Existe-t-il quelqu’un d’autre que Jean Berthier qui pourrait, en toute légitimité, revendiquer la qualité de « Peintre Jazz » ? Un titre équivalent à ce « Jazz Poet » dont se prévalait Jack Kerouac, avant de prendre 242 chorus sur Mexico City Blues… Jean Berthier a improvisé en compagnie de Jean-Louis Chautemps, de Jacky Samson, du quartette d’Henri Texier ; de concert avec Martial Solal, il a illustré Early Autumn et rencontré, en même temps que Francis Hofstein, le guitariste Gérard Marais. Tout cela est bel et bon mais n’a d’existence qu’en tant qu’épiphénomène : l’essence réside dans ce « feeling jazz » sous-jacent qui pousse Berthier à conduire son œuvre toujours plus loin, toujours ailleurs.

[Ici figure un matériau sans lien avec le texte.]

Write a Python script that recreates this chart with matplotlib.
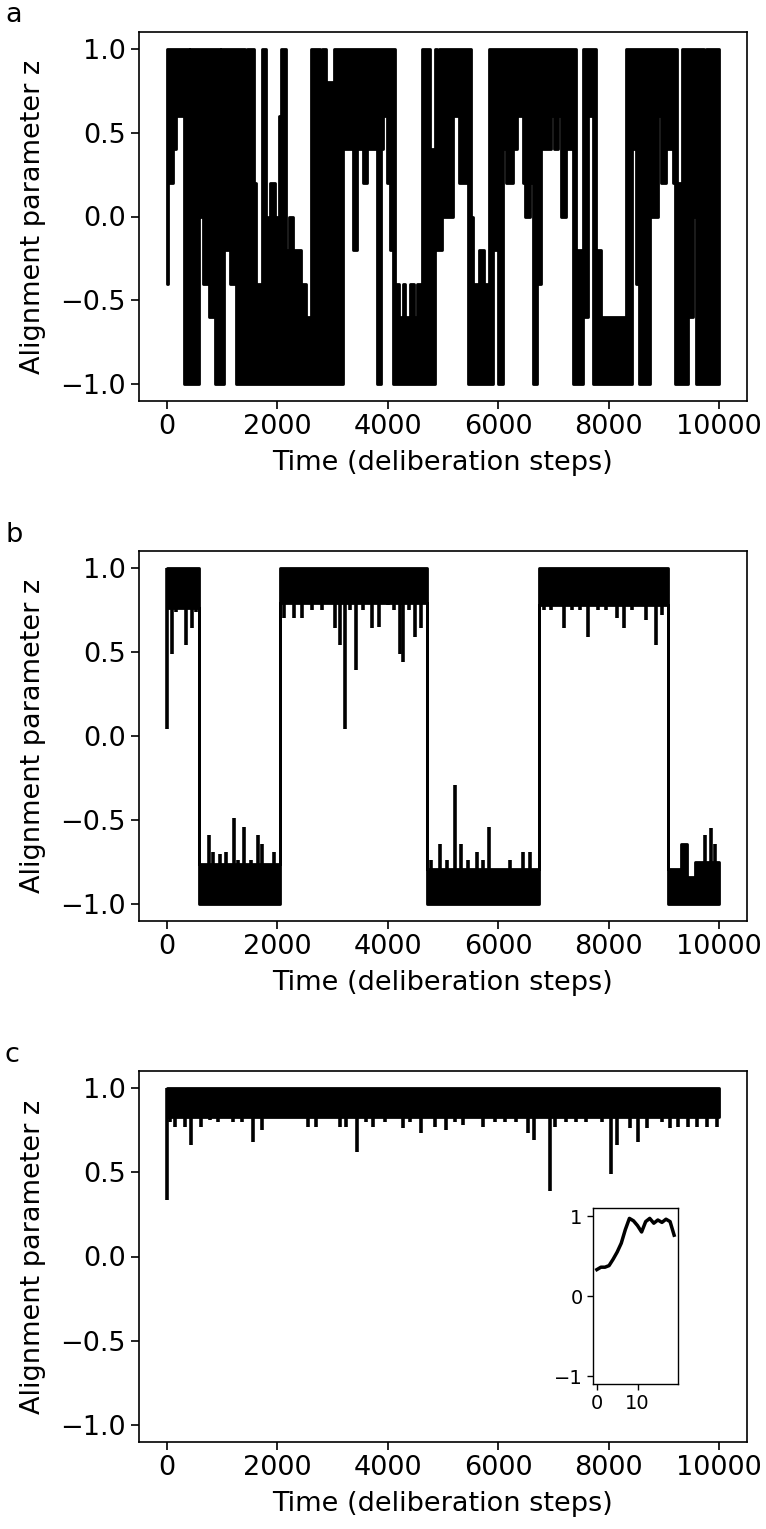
import numpy as np
import matplotlib
matplotlib.use('Agg')
import matplotlib.pyplot as plt

T_END = 10000

# --- panel a: envelope of the trace, one entry per stretch (start step, min z, max z)
a_t0 = [0, 25, 110, 170, 320, 400, 430, 580, 665, 770, 880, 960, 990, 1030, 1150,
        1250, 1410, 1452, 1573, 1621, 1730, 1791, 1833, 1876, 1954, 1984, 2027,
        2075, 2154, 2214, 2287, 2347, 2438, 2529, 2620, 2780, 2815, 2880, 3025,
        3190, 3376, 3436, 3557, 3630, 3800, 3873, 3920, 3980, 4040, 4103, 4133,
        4210, 4270, 4320, 4410, 4470, 4530, 4617, 4768, 4859, 4900, 4930, 4980,
        5173, 5293, 5444, 5505, 5535, 5656, 5746, 5837, 5900, 5988, 6079, 6139,
        6260, 6332, 6441, 6489, 6574, 6622, 6695, 6773, 6954, 7015, 7075, 7135,
        7226, 7347, 7407, 7540, 7619, 7709, 7770, 7860, 8313, 8422, 8494, 8555,
        8748, 8887, 8948, 9038, 9159, 9189, 9230, 9328, 9431, 9521, 9582, 9720,
        9763]
a_lo = [-0.4, 0.2, 0.4, 0.6, -1.0, -1.0, -1.0, 0.0, -0.4, -0.6, -1.0, -1.0, -1.0, -0.2, -0.4,
        -1.0, -1.0, -1.0, -1.0, -1.0, -1.0, -1.0, -1.0, -1.0, -1.0, -1.0, -1.0,
        -1.0, -1.0, -1.0, -1.0, -1.0, -1.0, -1.0, -1.0, -1.0, -1.0, -1.0, -1.0,
        0.4, -0.2, 0.4, 0.2, 0.4, -1.0, 0.4, 0.6, 0.2, -0.2, -1.0, -1.0,
        -1.0, -1.0, -1.0, -1.0, -1.0, -1.0, -1.0, -1.0, -0.2, -0.2, -0.2, 0.0,
        0.6, 0.2, -1.0, -1.0, -1.0, -1.0, -1.0, -1.0, -0.2, -1.0, 0.4, 0.2,
        0.4, 0.6, 0.2, 0.0, 0.2, -1.0, -0.4, 0.4, 0.6, 0.4, 0.6, 0.0,
        0.4, -1.0, -1.0, -0.6, 0.6, -1.0, -1.0, -1.0, -1.0, 0.4, -0.4, -1.0,
        0.0, 0.6, 0.2, 0.4, 0.2, -1.0, -1.0, -1.0, -0.6, 0.0, -1.0, -1.0,
        -1.0]
a_hi = [1.0, 1.0, 1.0, 1.0, 1.0, 0.2, 1.0, 1.0, 1.0, 1.0, 1.0, 0.4, 1.0, 1.0, 1.0,
        1.0, -0.2, 1.0, 0.2, -0.4, 1.0, -0.4, 0.0, 0.2, -0.4, 0.0, 0.6,
        1.0, -0.2, 0.0, -0.2, -0.2, -0.4, -0.6, 1.0, 0.0, 1.0, 0.8, 1.0,
        1.0, 1.0, 1.0, 1.0, 1.0, 1.0, 1.0, 1.0, 1.0, 1.0, 1.0, -0.4,
        -0.6, -0.4, -0.6, -0.4, -0.6, -0.4, 1.0, 0.4, 1.0, 0.4, 1.0, 1.0,
        1.0, 1.0, 1.0, 0.0, -0.4, -0.2, -0.4, 1.0, 1.0, 1.0, 1.0, 1.0,
        1.0, 1.0, 1.0, 1.0, 1.0, 1.0, 1.0, 1.0, 1.0, 1.0, 1.0, 1.0,
        1.0, 1.0, -0.2, 1.0, 1.0, 1.0, -0.2, -0.6, 1.0, 1.0, 1.0, 1.0,
        1.0, 1.0, 1.0, 1.0, 1.0, 1.0, 0.2, 1.0, 1.0, 1.0, 1.0, 0.8,
        1.0]

# --- panel b: flat-topped bands, then the single excursions out of them
b_t0 = [0, 585, 2053, 4717, 6744, 9071, 9300, 9410, 9560]
b_lo = [0.76, -1.0, 0.79, -1.0, 0.78, -1.0, -1.0, -1.0, -1.0]
b_hi = [1.0, -0.76, 1.0, -0.79, 1.0, -0.79, -0.64, -0.84, -0.75]
b_dip_t = [10, 103, 165, 356, 452, 530, 2124, 2300, 2450, 2628, 2805, 3053, 3142,
           3230, 3319, 3425, 3558, 3720, 3850, 4000, 4115, 4221, 4283, 4381, 4487,
           4593, 6830, 6950, 7186, 7340, 7480, 7629, 7800, 7950, 8150, 8274, 8420,
           8673, 8850, 8960]
b_dip_z = [0.04, 0.49, 0.74, 0.54, 0.64, 0.74, 0.70, 0.70, 0.70, 0.75, 0.75, 0.64, 0.54,
           0.04, 0.75, 0.39, 0.75, 0.64, 0.65, 0.78, 0.75, 0.49, 0.44, 0.75, 0.59,
           0.64, 0.75, 0.75, 0.64, 0.75, 0.75, 0.59, 0.75, 0.75, 0.70, 0.64, 0.75,
           0.69, 0.54, 0.72]
b_peak_t = [770, 840, 960, 1072, 1213, 1300, 1406, 1520, 1647, 1720, 1950, 4790,
            4947, 5080, 5213, 5328, 5450, 5620, 5720, 5832, 6213, 6451, 6567,
            9735, 9841, 9930]
b_peak_z = [-0.59, -0.69, -0.70, -0.69, -0.49, -0.74, -0.54, -0.74, -0.59, -0.64, -0.69, -0.74,
            -0.64, -0.74, -0.29, -0.64, -0.74, -0.69, -0.74, -0.54, -0.74, -0.69, -0.69,
            -0.59, -0.545, -0.64]

# --- panel c: one band near z = 1 and its dips
c_t0 = [0]
c_lo = [0.83]
c_hi = [1.0]
c_dip_t = [5, 65, 145, 340, 447, 628, 790, 930, 1085, 1205, 1370, 1563, 1732, 1865,
           2166, 2558, 2697, 2860, 3131, 3252, 3445, 3613, 3734, 3945, 4277, 4398,
           4609, 4850, 5062, 5213, 5364, 5726, 5937, 6118, 6329, 6540, 6642, 6944,
           7023, 7234, 7415, 7596, 7868, 8036, 8151, 8380, 8531, 8682, 8954, 9105,
           9256, 9437, 9588, 9769, 9950]
c_dip_z = [0.335, 0.80, 0.77, 0.77, 0.66, 0.77, 0.81, 0.80, 0.82, 0.80, 0.80, 0.68, 0.75, 0.82,
           0.82, 0.77, 0.77, 0.82, 0.77, 0.77, 0.62, 0.80, 0.77, 0.80, 0.76, 0.80,
           0.73, 0.77, 0.75, 0.80, 0.78, 0.77, 0.80, 0.80, 0.80, 0.73, 0.69, 0.39,
           0.77, 0.80, 0.80, 0.80, 0.80, 0.49, 0.66, 0.76, 0.68, 0.76, 0.80, 0.76,
           0.77, 0.77, 0.77, 0.77, 0.77]

# inset: first 20 steps of panel c
inset_t = list(range(20))
inset_z = [0.33, 0.36, 0.36, 0.38, 0.46, 0.55, 0.66, 0.83, 0.97, 0.94,
           0.88, 0.80, 0.93, 0.97, 0.91, 0.95, 0.92, 0.96, 0.93, 0.76]

FS = 19.5
LW = 2.0


def draw_band(ax, t0, lo, hi):
    t = np.append(t0, T_END)
    lo = np.append(lo, lo[-1])
    hi = np.append(hi, hi[-1])
    ax.fill_between(t, lo, hi, step='post', facecolor='black',
                    edgecolor='black', linewidth=LW)


def style(ax, letter, y_letter):
    ax.set_xlim(-500, 10500)
    ax.set_ylim(-1.1, 1.1)
    ax.set_xticks([0, 2000, 4000, 6000, 8000, 10000])
    ax.set_yticks([-1.0, -0.5, 0.0, 0.5, 1.0])
    ax.set_yticklabels(['\u22121.0', '\u22120.5', '0.0', '0.5', '1.0'])
    ax.tick_params(labelsize=FS, length=6, width=1.2)
    for s in ax.spines.values():
        s.set_linewidth(1.2)
    ax.set_xlabel('Time (deliberation steps)', fontsize=FS, labelpad=7)
    ax.set_ylabel('Alignment parameter z', fontsize=FS, labelpad=10)
    fig.text(5 / 766, 1 - y_letter / 1529, letter, fontsize=FS, va='baseline', ha='left')


fig = plt.figure(figsize=(7.66, 15.29), dpi=100)
W, H = 766, 1529


def px_axes(left, top, right, bottom):
    return fig.add_axes([left / W, 1 - bottom / H, (right - left) / W, (bottom - top) / H])


ax_a = px_axes(139, 32, 747, 401)
ax_b = px_axes(139, 551, 747, 921)
ax_c = px_axes(139, 1071, 747, 1442)

# panel a
draw_band(ax_a, a_t0, a_lo, a_hi)
style(ax_a, 'a', 22)

# panel b
draw_band(ax_b, b_t0, b_lo, b_hi)
ax_b.vlines(b_dip_t, 1.0, b_dip_z, color='black', linewidth=2.6)
ax_b.vlines(b_peak_t, -1.0, b_peak_z, color='black', linewidth=2.6)
style(ax_b, 'b', 542)

# panel c
draw_band(ax_c, c_t0, c_lo, c_hi)
ax_c.vlines(c_dip_t, 1.0, c_dip_z, color='black', linewidth=2.6)
style(ax_c, 'c', 1062)

ins = px_axes(593, 1208, 678, 1384)
ins.plot(inset_t, inset_z, color='black', linewidth=2.5)
ins.set_ylim(-1.1, 1.1)
ins.set_yticks([-1, 0, 1])
ins.set_yticklabels(['\u22121', '0', '1'])
ins.set_xticks([0, 10])
ins.tick_params(labelsize=14, length=4, width=1.0)
for s in ins.spines.values():
    s.set_linewidth(1.0)

fig.savefig('out.png', dpi=100)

Au coude à coude avec Louis Armstrong et Thelonious Monk, Duke Ellington et Charlie Parker.
Il faut, disait Jean-Louis Chautemps, « ne jamais oublier que, comme les plus grands jazzmen, Berthier pense vite ». Aujourd’hui il a choisi de pratiquer le collage, mode d’expression qui, tel un chorus expulsé dans l’instant, n’admet pas le repentir.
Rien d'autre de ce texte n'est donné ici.